Closed Bug 1423439 Opened 3 years ago Closed 3 years ago

Mailsploit: Strip highly unusual characters from the email address

Categories

(MailNews Core :: MIME, enhancement)

enhancement
Not set
normal

Tracking

(Not tracked)

RESOLVED WONTFIX

People

(Reporter: BenB, Unassigned)

References

(Depends on 1 open bug, Blocks 1 open bug)

Details

This is part of bug 1423430, and a continuation of bug 1423437. See there for background.

4. Strip highly unusual characters in email addresses that hardly any real email address uses. In effect, create a whitelist of allowed characters in the email address, and strip everything else.

Allowed should be:
* alpha characters a-z and A-Z
* numeric characters 0-9
* ".", "-", "_", "+"

This is mostly about the local part, because the domain part should already be very strict. I'm proposing to make the local part just as strict, and allow only those addresses that are widely used. Anything that appears in less than 0.0001% of legit emails (1 in a million) should be considered unusual and unsupported.

5. Remove support for international domains

This proposal is likely to be controversial, because it will unsupport international characters in email addresses. I do think they were a bad idea to start with, and they caused all kinds of spoofing and compatibility and usability problems. Their owners cannot rely on them working everywhere anyway, because a lot of software does not support them.

We should use the plain ASCII fallback representation of these domains, as if we had never heard of international domain names.

Please note that I suggest this only for the email address (both local and domain part), not for the display/real name.
I definitively support your request to sanitize the local part of an email address, but I think your request is going too far. Thunderbird should be conform to the RFC, which it will not be following your request. The corresponding RFCs are RFC 5322 and maybe also RFC 5321. Wikipedia has a short summary on the allowed characters in the local part under [1].

With your request "4." you kill some features like comments (in round brackets) and others, which is undesirable.

For your request "5." as a side effect of "4." I would vote strongly against: If there are security issues in the handling of IDN they should be addressed directly instead of removing IDN as a whole.
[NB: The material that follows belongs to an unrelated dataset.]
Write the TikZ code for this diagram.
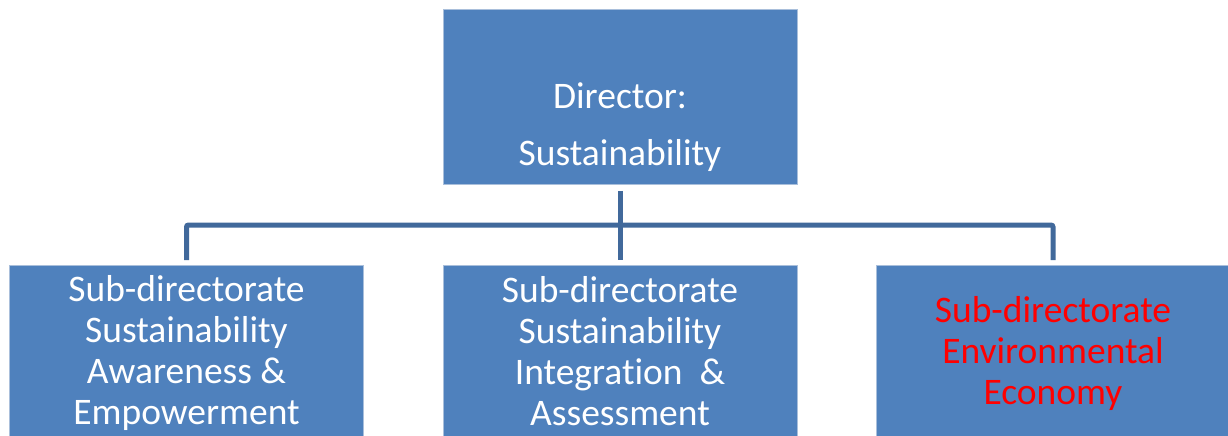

Compatibility issues are there exactly because some developers of software do not follow the standards (leaving out problems of poorly formulated standards). TB should not mimic such bad practice and where ever follow the standards as close as it's possible. There are certainly users out there who rely on IDN.

[1] https://en.wikipedia.org/wiki/Email_address#Local-part
Group: mail-core-security
Group: mail-core-security
To 4., we might consider using a blacklist instead of a whitelist. We should achieve the following:
* Remove any control and/or non-printable characters. Most of them are forbidden by the spec anyways.
* Remove any characters that may be causing harm downstream. e.g "\", """ (double quote) and similar. No sane person has these in their email address. If they do, they wouldn't get much email, because most software probably would bark at them.
* (Possibly) Avoid homographs, compare https://wiki.mozilla.org/IDN_Display_Algorithm
I'm going to mark this WONTFIX. We need to stay RFC compliant, and also, IDN support should be improved not removed.
Status: NEW → RESOLVED
Closed: 3 years ago
Resolution: --- → WONTFIX
Magnus, I think you misunderstood.

1. The RFC does forbid control characters.
2. I do not suggest to remove IDN support
3. The RFCs are 30 years old and allow cases that today are unnecessary and not safe anymore.

Please reconsider.
(In reply to Ben Bucksch (:BenB) from comment #4)
> Magnus, I think you misunderstood.
> 
> 1. The RFC does forbid control characters.

Yes, I'm not opposed to stripping acsii control chars.

> 2. I do not suggest to remove IDN support

You wrote "5. Remove support for international domains"

> 3. The RFCs are 30 years old and allow cases that today are unnecessary and
> not safe anymore.

rfc 5322 is from 2008. I don't think people ever had strange looking addresses. The rfc just lists what's not allowed and tries not to limit potential use cases, just like we have to do.